The post-market surveillance is very important for non-locked algorithms, i.e. the ones that are self-learning and supposedly continuously improving. The challenge is to make sure that the algorithms are getting better and not worse, which requires post-market surveillance. There was a lot of discussion about the post-market surveillance and a consensus that it is needed but there were no guidelines available (yet) on how this would work.

13.   There are a couple of applicable documents that are useful when looking to get FDA clearance for an AI application: the Q-submission process, the De Novo classification request, and regulatory framework discussion paper.

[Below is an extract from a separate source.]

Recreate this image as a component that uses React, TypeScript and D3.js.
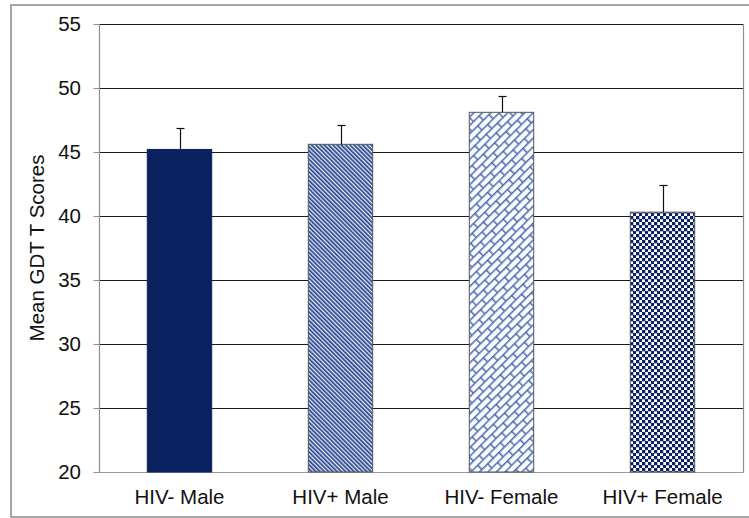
import React from 'react';
import * as d3 from 'd3';

const categories = ['HIV- Male', 'HIV+ Male', 'HIV- Female', 'HIV+ Female'];
const means = [45.2, 45.6, 48.1, 40.3];
const errors = [1.7, 1.5, 1.3, 2.1];
const yTicks = [20, 25, 30, 35, 40, 45, 50, 55];
const fills = ['#0b215f', 'url(#stripes)', 'url(#bricks)', 'url(#checks)'];

const W = 749;
const H = 518;
const margin = { top: 24, right: 6, bottom: 46, left: 99 };

export default function App() {
    const x = d3.scaleBand<string>()
        .domain(categories)
        .range([margin.left, W - margin.right])
        .paddingInner(0.6)
        .paddingOuter(0.3);

    const y = d3.scaleLinear()
        .domain([20, 55])
        .range([H - margin.bottom, margin.top]);

    // snap 1px lines onto the pixel grid
    const py = (v: number) => Math.round(y(v)) + 0.5;

    const font = 'Arial, "Liberation Sans", sans-serif';
    const left = margin.left + 0.5;
    const right = W - margin.right + 0.5;

    return (
        <svg width={W} height={H} style={{ position: 'absolute', left: 0, top: 0 }}>
            <defs>
                <pattern id="stripes" width="3" height="3" patternUnits="userSpaceOnUse" patternTransform="rotate(-45)">
                    <rect width="3" height="3" fill="#e8ecf5" />
                    <rect width="1.7" height="3" fill="#24448c" />
                </pattern>
                <pattern id="bricks" width="16" height="12" patternUnits="userSpaceOnUse" patternTransform="rotate(-45)">
                    <rect width="16" height="12" fill="#fbfcff" />
                    <path d="M0,0.75 H16 M0,6.75 H16 M0.75,0 V6.75 M8.75,6.75 V12" stroke="#4c6bb2" strokeWidth="1.5" fill="none" />
                </pattern>
                <pattern id="checks" width="6" height="6" patternUnits="userSpaceOnUse">
                    <rect width="6" height="6" fill="#ffffff" />
                    <rect width="3.3" height="3.3" fill="#0c2266" />
                    <rect x="3" y="3" width="3.3" height="3.3" fill="#0c2266" />
                </pattern>
            </defs>

            {/* outer frame */}
            <rect x={11} y={5} width={W + 10} height={512} fill="#fff" stroke="#8a8a8a" strokeWidth={1.5} />

            {/* gridlines */}
            {yTicks.slice(1).map(t => (
                <line key={'g' + t} x1={left} x2={right} y1={py(t)} y2={py(t)} stroke="#1a1a1a" strokeWidth={1} />
            ))}

            {/* plot border */}
            <line x1={left} x2={left} y1={py(55)} y2={py(20)} stroke="#8f8f8f" strokeWidth={1.2} />
            <line x1={right} x2={right} y1={py(55)} y2={py(20)} stroke="#8f8f8f" strokeWidth={1.2} />
            <line x1={left} x2={right} y1={py(20)} y2={py(20)} stroke="#9a9a9a" strokeWidth={1.2} />

            {/* y ticks & labels */}
            {yTicks.map(t => (
                <g key={'t' + t}>
                    <line x1={left - 6} x2={left} y1={py(t)} y2={py(t)} stroke="#8f8f8f" strokeWidth={1} />
                    <text x={81} y={y(t)} dy="0.36em" textAnchor="end" fontFamily={font} fontSize={20.5} fill="#111">{t}</text>
                </g>
            ))}

            {/* bars */}
            {categories.map((c, i) => (
                <rect key={c} x={x(c)} y={y(means[i])} width={x.bandwidth()} height={y(20) - y(means[i])}
                    fill={fills[i]} stroke={i === 0 ? '#0b215f' : '#555'} strokeWidth={1} />
            ))}

            {/* error bars */}
            {categories.map((c, i) => {
                const cx = Math.round((x(c) as number) + x.bandwidth() / 2) + 0.5;
                const top = Math.round(y(means[i] + errors[i])) + 0.5;
                return (
                    <g key={'e' + c} stroke="#111" strokeWidth={1.2}>
                        <line x1={cx} x2={cx} y1={y(means[i])} y2={top} />
                        <line x1={cx - 4} x2={cx + 4} y1={top} y2={top} />
                    </g>
                );
            })}

            {/* x labels */}
            {categories.map(c => (
                <text key={'x' + c} x={(x(c) as number) + x.bandwidth() / 2} y={504} textAnchor="middle"
                    fontFamily={font} fontSize={20.5} fill="#111">{c}</text>
            ))}

            {/* y title */}
            <text transform={`translate(44, ${(y(20) + y(55)) / 2}) rotate(-90)`} textAnchor="middle"
                fontFamily={font} fontSize={20.5} fill="#111">Mean GDT T Scores</text>
        </svg>
    );
}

The FDA initiative to have an open discussion in the form of a workshop was an excellent idea and brought forth a lot of discussion and valuable information. You can find a link to the many presentations at their website. It was obvious that the regulatory framework for AI applications is still very much under discussion. Key take-aways are the use of pre-submissions to have an early dialogue with the FDA about the acceptable clinical data used for training and validation, and regulatory product classification and approach, as well as the need for a post market assessment, which is not defined (yet) especially for adaptive AI algorithms.

The de novo approach will also be very useful for the “to-be-defined” product definitions and it might be expected that the list of product classifications will grow as more products are introduced. AI is here to stay and the sooner the FDA has a well defined process and approach, the faster these products can make an impact to the healthcare industry and patient care.